Kerala (KBPE/SSLC): Uses a heavily structured grading system to assess Malayalam/Arabic/Sanskrit (Papers 1 & 2), English, and Hindi/General Knowledge.
Maharashtra (MSBSHSE): HSC passing statistics heavily reflect a de facto TLF dominated by English, Marathi, and Hindi.
Slide 9: The "Hidden Agenda" Discourse
Sanskritization vs.

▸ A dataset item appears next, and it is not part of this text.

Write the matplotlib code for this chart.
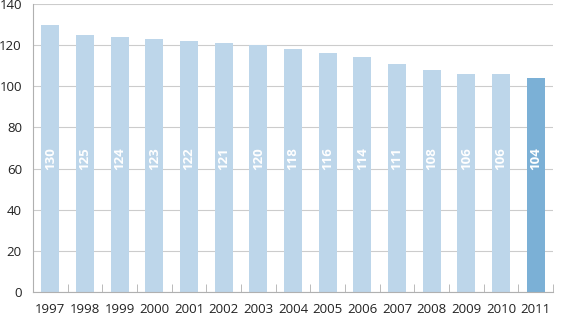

Pluralism: Critics argue NEP 2020 heavily promotes Sanskrit over other classical and regional languages.
Funding Disparities: The central government spent 22 times more on Sanskrit promotion than five other classical languages combined.
The One-Way Street: In UP, there are 578 dedicated Sanskrit teaching posts, but single-digit private enrollments for Southern languages (Tamil, Malayalam, Kannada).
Cultural Hegemony: Peripheral linguistic communities fear the construction of a homogenous national identity.
Slide 10: The Economic Paradox of English
ESL to EFL Shift: Because NEP 2020 mandates two native Indian languages, English is functionally reclassified as a Foreign Language (EFL).
The Wage Premium: Research (IHDS) shows fluent English speakers earn 34% higher hourly wages (equivalent to completing secondary school).
The Class Divide:
Elite private schools can navigate rules while maintaining English immersion.
Under-resourced public schools follow regional mandates, potentially locking vulnerable students out of the English wage premium.
Slide 11: Systemic Implementation Challenges
Severe Teacher Shortages: Chronic lack of qualified language teachers nationwide, especially for tribal languages and cross-regional language exchanges.
"Hobson's Choice": Despite NEP's promise of flexibility, schools default to whatever language teacher is locally available.
Enrollment & Tracking Shifts: UDISE+ data (2023-24) shows an alarming statistical drop of 1.55 crore enrolled students, increasing the administrative strain of rolling out new curricula.
Slide 12: Future Targets & Conclusion
NIPUN Bharat (2026–27): Universal Foundational Literacy and Numeracy (FLN) by Grade 3, heavily relying on mother-tongue instruction.
2030 Milestones: Achieving a 100% Gross Enrolment Ratio (GER) from preschool to secondary, backed by a new 5+3+3+4 structure and massive digital integration.